Grafting tomatoes is not as difficult as grafting peaches or other fruit trees.  All you need is two tomato plants, a razor, and a grafting clip.  The grafting clip holds the graft together long enough for it to heal and can be bought cheaply from many tomato supply houses.

The two tomato plants should be a few days old and the same diameter as each other.  Cut the top off the rootstock with the razor.  Use a cut that is straight across and level.  Discard the top of this tomato plant.  Now, cut the top off of the scion in the same manner.  Carefully thread the cut end of the scion into the grafting clip.  Now thread the grafting clip onto the top of the rootstock until the two tomato plants are in firm contact with one another.

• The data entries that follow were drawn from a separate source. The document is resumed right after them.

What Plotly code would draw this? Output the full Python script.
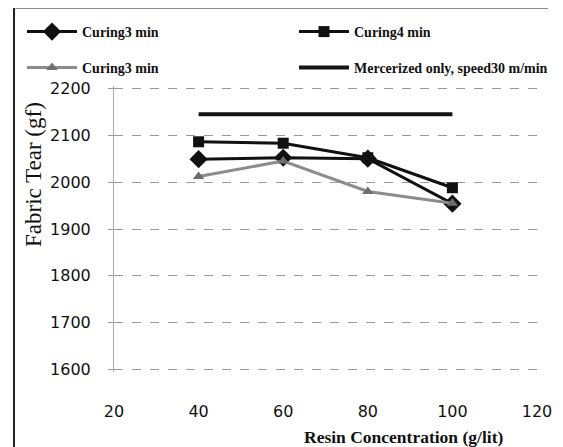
import plotly.graph_objects as go

resin = [40, 60, 80, 100]
curing3_a = [2049, 2052, 2050, 1954]
curing4 = [2086, 2083, 2052, 1988]
curing3_b = [2012, 2045, 1980, 1955]
mercerized = [2145, 2145, 2145, 2145]

x_ticks = [20, 40, 60, 80, 100, 120]
y_ticks = [1600, 1700, 1800, 1900, 2000, 2100, 2200]

W, H = 555, 439  # page body adds an 8px offset in the 563x447 window

fig = go.Figure()
fig.add_trace(go.Scatter(x=resin, y=curing3_a, name="Curing3 min", mode="lines+markers",
                         line=dict(color="#111111", width=3),
                         marker=dict(symbol="diamond", size=14, color="#111111"),
                         legend="legend"))
fig.add_trace(go.Scatter(x=resin, y=curing4, name="Curing4 min", mode="lines+markers",
                         line=dict(color="#111111", width=3),
                         marker=dict(symbol="square", size=11, color="#111111"),
                         legend="legend2"))
fig.add_trace(go.Scatter(x=resin, y=curing3_b, name="Curing3 min", mode="lines+markers",
                         line=dict(color="#8c8c8c", width=3),
                         marker=dict(symbol="triangle-up", size=10, color="#6e6e6e"),
                         legend="legend3"))
fig.add_trace(go.Scatter(x=resin, y=mercerized, name="Mercerized only, speed30 m/min",
                         mode="lines", line=dict(color="#151515", width=4),
                         legend="legend4"))


def leg(xpx, ypx):
    return dict(orientation="h", xref="container", yref="container",
                x=xpx / W, y=1 - ypx / H, xanchor="left", yanchor="middle",
                bgcolor="rgba(0,0,0,0)", borderwidth=0, itemwidth=50,
                font=dict(family="Liberation Serif", size=14, color="#111", weight="bold"))


def px(xf):
    return (xf - 106) / 423


def py(yf):
    return (361.4 - yf) / 280.8


fig.update_layout(
    width=W, height=H,
    margin=dict(l=106, r=26, t=78, b=75, autoexpand=False),
    paper_bgcolor="white", plot_bgcolor="white",
    showlegend=True,
    legend=leg(14, 24),
    legend2=leg(286, 24),
    legend3=leg(14, 60),
    legend4=leg(286, 60),
    xaxis=dict(range=[20, 120], tickvals=x_ticks, showgrid=False, zeroline=False,
               showline=False, ticks="", ticklabelstandoff=28,
               tickfont=dict(family="DejaVu Sans", size=16, color="#111")),
    yaxis=dict(range=[1595, 2205], tickvals=y_ticks, showgrid=True,
               gridcolor="#9a9a9a", griddash="dash", gridwidth=1,
               zeroline=False, showline=True, linecolor="#aaaaaa", linewidth=1,
               ticks="outside", ticklen=5, tickcolor="#9a9a9a", ticklabelstandoff=14,
               tickfont=dict(family="DejaVu Sans", size=16, color="#111")),
    annotations=[
        dict(text="Fabric Tear (gf)", xref="paper", yref="paper",
             x=px(25), y=py(168), xanchor="center", yanchor="middle",
             textangle=-90, showarrow=False,
             font=dict(family="Liberation Serif", size=23, color="#111")),
        dict(text="<b>Resin Concentration (g/lit)</b>", xref="paper", yref="paper",
             x=px(395), y=py(425), xanchor="center", yanchor="middle", showarrow=False,
             font=dict(family="Liberation Serif", size=17.5, color="#111")),
    ],
    shapes=[
        dict(type="line", xref="paper", yref="paper", x0=px(6), x1=px(6),
             y0=py(3), y1=py(440), line=dict(color="#222", width=2)),
        dict(type="line", xref="paper", yref="paper", x0=px(6), x1=px(540),
             y0=py(4), y1=py(4), line=dict(color="#666", width=1.5)),
        dict(type="line", xref="paper", yref="paper", x0=px(550), x1=px(550),
             y0=py(4), y1=py(440), line=dict(color="#777", width=1.5)),
    ],
)

fig.write_html("out.html")
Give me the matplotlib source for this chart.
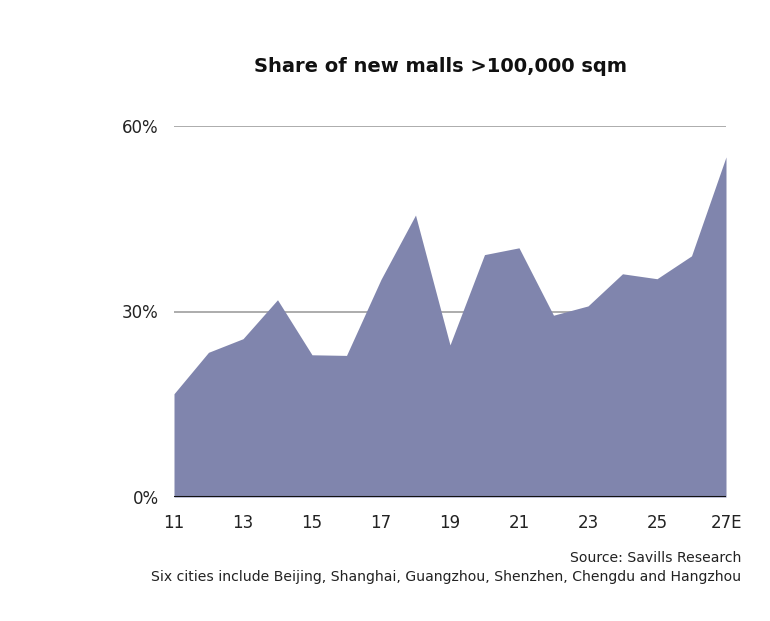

In order to heal, the tomatoes must be kept humid and in low light for about three days.  An easy way to do this is to put the pot in a clear plastic cup and put another clear plastic cup over the top.  You may need to use a stick to support the top of the scion so that it does not break above the graft.  This creates a mini greenhouse that will keep the plant humid enough to heal.

The low light is necessary because you want the tomato plant to concentrate on healing, not producing foliage.  Instead of direct sunlight, ten percent sunlight for three days will allow it to heal the best.  This can be accomplished by putting paper around the outside of the cups so only the top is open to light.

At the end of three days, the graft should be healed.  The plant is still a bit fragile, but can be transplanted into a larger container for further growth.  The grafting clip will gradually be outgrown and will drop off the plant when it is no longer needed.  These clips can then be sterilized in a solution of one part bleach and nine parts water for ten minutes, rinsed, and reused.

When planting the tomato in the ground, it should be planted with the grafting knot level with the ground.  This protects the knot and keeps the plant from producing suckers under the knot.